-- What to work on --
Within the records that follow, restate exactly the lines from the line with "Give me the matplotlib source for this chart." down to the line with "labelY = [262, 79, 27.5, 9.0, 2.8]", including both. Omit the pictures.

-- Source material --
####################
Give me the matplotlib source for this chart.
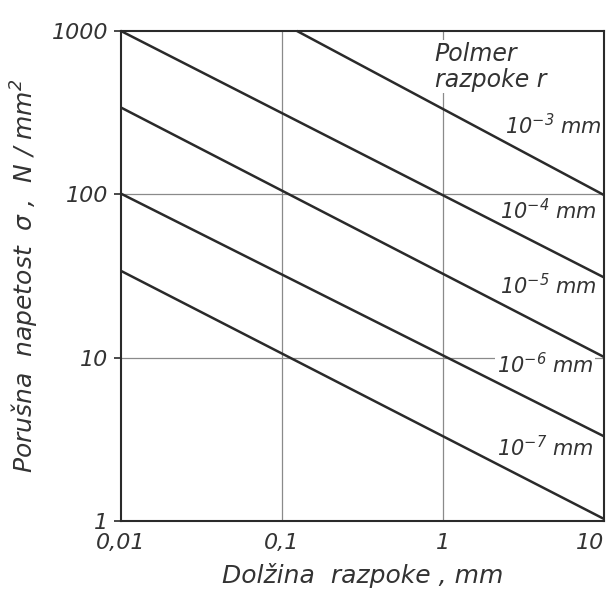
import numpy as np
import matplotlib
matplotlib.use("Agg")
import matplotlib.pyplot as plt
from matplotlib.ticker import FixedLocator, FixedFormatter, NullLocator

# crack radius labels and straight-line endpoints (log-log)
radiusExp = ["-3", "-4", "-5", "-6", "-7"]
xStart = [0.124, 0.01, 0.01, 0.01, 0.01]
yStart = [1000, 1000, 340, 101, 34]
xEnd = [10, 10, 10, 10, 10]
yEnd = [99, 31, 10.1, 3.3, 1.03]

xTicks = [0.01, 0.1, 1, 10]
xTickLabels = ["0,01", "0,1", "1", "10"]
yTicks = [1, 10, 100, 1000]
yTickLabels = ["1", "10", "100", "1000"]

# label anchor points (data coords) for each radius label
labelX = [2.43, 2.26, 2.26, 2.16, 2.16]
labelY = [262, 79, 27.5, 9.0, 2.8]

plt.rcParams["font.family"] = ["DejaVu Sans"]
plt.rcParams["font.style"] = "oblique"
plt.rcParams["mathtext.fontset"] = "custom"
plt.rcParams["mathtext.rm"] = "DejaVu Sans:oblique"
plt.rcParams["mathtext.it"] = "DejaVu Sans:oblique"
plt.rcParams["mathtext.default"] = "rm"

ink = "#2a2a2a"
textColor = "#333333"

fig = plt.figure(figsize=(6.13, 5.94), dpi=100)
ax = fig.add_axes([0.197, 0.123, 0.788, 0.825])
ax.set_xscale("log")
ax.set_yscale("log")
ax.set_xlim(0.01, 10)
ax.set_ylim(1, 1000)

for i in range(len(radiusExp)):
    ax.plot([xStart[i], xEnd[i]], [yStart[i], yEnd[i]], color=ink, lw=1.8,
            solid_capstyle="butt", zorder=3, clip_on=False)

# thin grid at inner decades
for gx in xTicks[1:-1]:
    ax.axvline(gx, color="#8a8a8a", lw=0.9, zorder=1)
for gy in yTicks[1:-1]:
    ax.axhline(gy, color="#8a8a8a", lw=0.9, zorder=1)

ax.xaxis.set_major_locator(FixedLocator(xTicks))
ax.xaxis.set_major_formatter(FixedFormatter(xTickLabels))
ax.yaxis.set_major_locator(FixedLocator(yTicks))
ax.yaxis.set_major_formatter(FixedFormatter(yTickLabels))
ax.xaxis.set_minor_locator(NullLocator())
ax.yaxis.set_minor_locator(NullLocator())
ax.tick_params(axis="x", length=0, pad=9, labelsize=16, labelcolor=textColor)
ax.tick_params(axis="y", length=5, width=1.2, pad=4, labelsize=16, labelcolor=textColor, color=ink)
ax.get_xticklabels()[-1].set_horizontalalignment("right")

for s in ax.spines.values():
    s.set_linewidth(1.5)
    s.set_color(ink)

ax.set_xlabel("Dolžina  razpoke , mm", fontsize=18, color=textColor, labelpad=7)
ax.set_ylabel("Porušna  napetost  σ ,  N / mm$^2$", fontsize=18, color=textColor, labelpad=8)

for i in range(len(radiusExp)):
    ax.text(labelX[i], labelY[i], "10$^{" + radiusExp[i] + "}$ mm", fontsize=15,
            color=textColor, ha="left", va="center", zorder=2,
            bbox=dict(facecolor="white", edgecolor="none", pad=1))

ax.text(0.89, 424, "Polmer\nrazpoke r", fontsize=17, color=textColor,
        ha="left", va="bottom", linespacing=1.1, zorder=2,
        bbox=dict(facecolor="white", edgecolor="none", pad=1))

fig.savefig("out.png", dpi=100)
####################
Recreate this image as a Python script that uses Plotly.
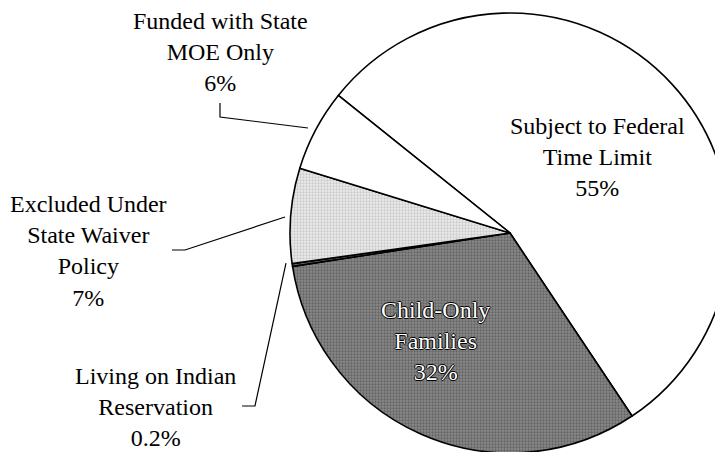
####################
-- Task solution --
Give me the matplotlib source for this chart.
import numpy as np
import matplotlib
matplotlib.use("Agg")
import matplotlib.pyplot as plt
from matplotlib.ticker import FixedLocator, FixedFormatter, NullLocator

# crack radius labels and straight-line endpoints (log-log)
radiusExp = ["-3", "-4", "-5", "-6", "-7"]
xStart = [0.124, 0.01, 0.01, 0.01, 0.01]
yStart = [1000, 1000, 340, 101, 34]
xEnd = [10, 10, 10, 10, 10]
yEnd = [99, 31, 10.1, 3.3, 1.03]

xTicks = [0.01, 0.1, 1, 10]
xTickLabels = ["0,01", "0,1", "1", "10"]
yTicks = [1, 10, 100, 1000]
yTickLabels = ["1", "10", "100", "1000"]

# label anchor points (data coords) for each radius label
labelX = [2.43, 2.26, 2.26, 2.16, 2.16]
labelY = [262, 79, 27.5, 9.0, 2.8]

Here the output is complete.